The Uganda Communications Employees Union sued both the Fund and UTL in the Industrial Court challenging any refund of the contributions. They secured a temporary injunction blocking any payment.
However, before the case in the industrial court could be determined, UTL applied for judicial review in the High Court, seeking an order to compel the Fund to refund the Shs 14 billion.
The Fund was dissatisfied and filed an appeal in the Court of Appeal on grounds that the contributions belonged to a section of former workers of UTL, and not to the employer.
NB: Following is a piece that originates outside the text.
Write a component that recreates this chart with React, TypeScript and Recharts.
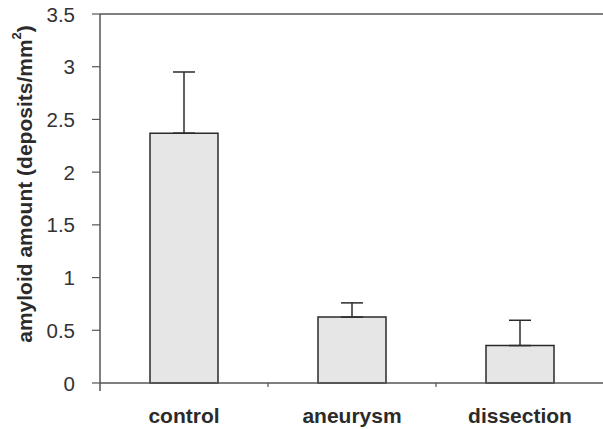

The High Court had also not distinguished between two categories of UTL employees that were affected, that is, former employees of UPTC who transferred services to UTL with terms of service remaining unchanged, and the recruits by UTL who contribute to UCECPS.
Background to UTL troubles
Established in 1988, UTL is one of the longest-running telecom operators in Uganda. Libyan Post, Telecommunication and Information Technology Holding Company (LPTIC) via its subsidiary LAP-Green holds 69% majority shareholding in UTL whilst the Ugandan Government holds a minority 31% shareholding in the company.
The telecom company has been limping without funding since former Libyan leader Muammar Gadhafi was killed in 2011.
In 2017, LPTIC withdrew financing from UTL arguing that the Uganda government had failed to convert the debt it owes to UTL into LPTIC equity.
The Libyans also argued that the government failed to accept to expunge the liabilities for actuarial amounts of pensions which exceeded the statutory contributions of 10% for the company’s former workers during the time of privatization.
Agreeing on these two issues then, the majority shareholders would have enabled shareholders to raise about US$48million through the sale of towers and funding from the LPTIC to revamp UTL. The telecom firm is currently under full management of the government of Uganda.